Relationship between metal ion adsorption and catalytic properties of carbon-supported nickel catalysts

Abstract

During the preparation of supported metal catalysts, the adsorption of aqueous metal ions is influenced by the intrinsic properties of the support. Any attempt to model this adsorption phenomenon requires at least three elements: the pH-dependent surface charge speciation of the support, the pH-dependent aqueous phase speciation of the precursor ion, and a suitable model to describe the equilibrium exchange reaction. A series of activated carbons derived from a low ash content carbon source was prepared by controlled oxidation using nitric acid. The surface ionization constants for the protonation/de proton ation equilibria of the hydroxyl groups on each carbon were determined assuming a classical Gouy-Chapman diffuse layer. They were found to vary systematically with extent of oxidation. Nickel adsorption data were obtained over a wide range of pH and Ni concentration.
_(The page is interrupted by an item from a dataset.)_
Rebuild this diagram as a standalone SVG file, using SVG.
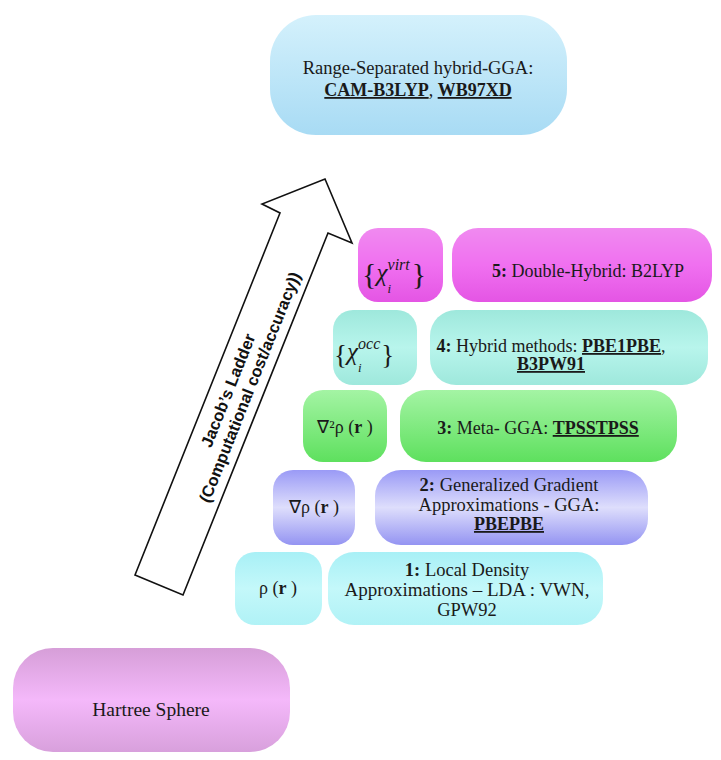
<svg xmlns="http://www.w3.org/2000/svg" width="721" height="760" viewBox="0 0 721 760">
<style>
text{font-family:"Liberation Serif","Times New Roman",serif;font-size:18px;fill:#1a1a1a}
.m{text-anchor:middle}
.b{font-weight:bold}
.u{font-weight:bold;text-decoration:underline}
.ar{font-family:"Liberation Sans",Arial,sans-serif;font-weight:bold;font-size:16.5px;text-anchor:middle;fill:#111}
.it{font-style:italic}
</style>
<defs>
<linearGradient id="gBlue" x1="0" y1="0" x2="0" y2="1"><stop offset="0" stop-color="#d4f1fc"/><stop offset="1" stop-color="#a8dbf4"/></linearGradient>
<linearGradient id="gMag" x1="0" y1="0" x2="0" y2="1"><stop offset="0" stop-color="#f08af0"/><stop offset="0.5" stop-color="#f070f0"/><stop offset="1" stop-color="#e455e4"/></linearGradient>
<linearGradient id="gTeal" x1="0" y1="0" x2="0" y2="1"><stop offset="0" stop-color="#9ee8dc"/><stop offset="0.5" stop-color="#b8f5ec"/><stop offset="1" stop-color="#9ee8dc"/></linearGradient>
<linearGradient id="gGreen" x1="0" y1="0" x2="0" y2="1"><stop offset="0" stop-color="#a4f4a4"/><stop offset="1" stop-color="#5ee05e"/></linearGradient>
<linearGradient id="gPurp" x1="0" y1="0" x2="0" y2="1"><stop offset="0" stop-color="#9a9af6"/><stop offset="0.5" stop-color="#dedefc"/><stop offset="1" stop-color="#9494f2"/></linearGradient>
<linearGradient id="gCyan" x1="0" y1="0" x2="0" y2="1"><stop offset="0" stop-color="#a8f0f6"/><stop offset="0.5" stop-color="#c4f8fa"/><stop offset="1" stop-color="#b0f2f6"/></linearGradient>
<linearGradient id="gPink" x1="0" y1="0" x2="0" y2="1"><stop offset="0" stop-color="#d69ed8"/><stop offset="0.5" stop-color="#f4b8fa"/><stop offset="1" stop-color="#d8a0dc"/></linearGradient>
</defs>

<g id="connectors">
<polygon points="135,575 183,595 328,233 352,243 325,179 262,204 280,213" fill="#fff" stroke="#111" stroke-width="1.6" stroke-linejoin="miter"/>
<g transform="translate(238,389) rotate(-68.2)">
<text class="ar" x="-5" y="-3">Jacob’s Ladder</text>
<text class="ar" x="6" y="16">(Computational cost/accuracy))</text>
</g>
</g>

<g id="range-separated">
<rect x="270" y="15" width="297" height="120" rx="46" fill="url(#gBlue)"/>
<text class="m" x="418" y="74" style="font-size:18.5px">Range-Separated hybrid-GGA:</text>
<text class="m" x="418" y="96"><tspan class="u">CAM-B3LYP</tspan>, <tspan class="u">WB97XD</tspan></text>
</g>

<g id="chi-virt">
<rect x="358" y="228" width="85" height="74" rx="20" fill="url(#gMag)"/>
<text x="362" y="284"><tspan style="font-size:30px">{</tspan><tspan class="it" style="font-size:25px" dy="-3">χ</tspan><tspan class="it" style="font-size:13px" dx="0" dy="12">i</tspan><tspan class="it" style="font-size:16px" dx="-3.5" dy="-23">virt</tspan><tspan style="font-size:30px" dx="2" dy="14">}</tspan></text>
</g>
<g id="rung5">
<rect x="452" y="228" width="260" height="74" rx="26" fill="url(#gMag)"/>
<text class="m" x="588" y="277"><tspan class="b">5:</tspan> Double-Hybrid: B2LYP</text>
</g>

<g id="chi-occ">
<rect x="333" y="310" width="84" height="75" rx="20" fill="url(#gTeal)"/>
<text x="334" y="364"><tspan style="font-size:27px">{</tspan><tspan class="it" style="font-size:25px" dy="-4">χ</tspan><tspan class="it" style="font-size:13px" dx="0" dy="12">i</tspan><tspan class="it" style="font-size:16px" dx="-3.5" dy="-23">occ</tspan><tspan style="font-size:27px" dx="1" dy="15">}</tspan></text>
</g>
<g id="rung4">
<rect x="430" y="310" width="278" height="75" rx="26" fill="url(#gTeal)"/>
<text class="m" x="551" y="352"><tspan class="b">4:</tspan> Hybrid methods: <tspan class="u">PBE1PBE</tspan>,</text>
<text class="m" x="551" y="370"><tspan class="u">B3PW91</tspan></text>
</g>

<g id="nabla2">
<rect x="303" y="390" width="84" height="72" rx="20" fill="url(#gGreen)"/>
<text class="m" x="345" y="433">∇²ρ (<tspan class="b">r</tspan> )</text>
</g>
<g id="rung3">
<rect x="400" y="390" width="277" height="72" rx="26" fill="url(#gGreen)"/>
<text class="m" x="538" y="434"><tspan class="b">3:</tspan> Meta- GGA: <tspan class="u">TPSSTPSS</tspan></text>
</g>

<g id="nabla">
<rect x="273" y="470" width="82" height="75" rx="20" fill="url(#gPurp)"/>
<text class="m" x="314" y="513">∇ρ (<tspan class="b">r</tspan> )</text>
</g>
<g id="rung2">
<rect x="375" y="470" width="273" height="75" rx="26" fill="url(#gPurp)"/>
<text class="m" x="509" y="491" style="font-size:18.5px"><tspan class="b">2:</tspan> Generalized Gradient</text>
<text class="m" x="509" y="511" style="font-size:18.5px">Approximations - GGA:</text>
<text class="m" x="509" y="530"><tspan class="u">PBEPBE</tspan></text>
</g>

<g id="rho">
<rect x="235" y="552" width="87" height="73" rx="20" fill="url(#gCyan)"/>
<text class="m" x="278" y="594">ρ (<tspan class="b">r</tspan> )</text>
</g>
<g id="rung1">
<rect x="328" y="552" width="275" height="73" rx="26" fill="url(#gCyan)"/>
<text class="m" x="467" y="576" style="font-size:18.5px"><tspan class="b">1:</tspan> Local Density</text>
<text class="m" x="467" y="596" style="font-size:19px">Approximations – LDA : VWN,</text>
<text class="m" x="467" y="616" style="font-size:18.5px">GPW92</text>
</g>

<g id="hartree">
<rect x="13" y="648" width="277" height="104" rx="40" fill="url(#gPink)"/>
<text class="m" x="151" y="716" style="font-size:19.5px">Hartree Sphere</text>
</g>
</svg>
Under the conditions of this study, Ni 2+ was the dominant ion. A surface complexation model was employed to test the hypothesis that the model's parameters could be correlated to the results of characterization studies of these Ni/carbon catalysts. Specifically, it was found that the surface stability constant (≈Δ G ads) of the precursor and the point of zero charge of the carbon varied in accordance with results from temperature-programmed reduction and temperature-programmed oxidation. It is proposed that the point of zero charge of the carbon support can serve as a convenient index for the design of carbon-supported metal catalysts with desired catalytic properties.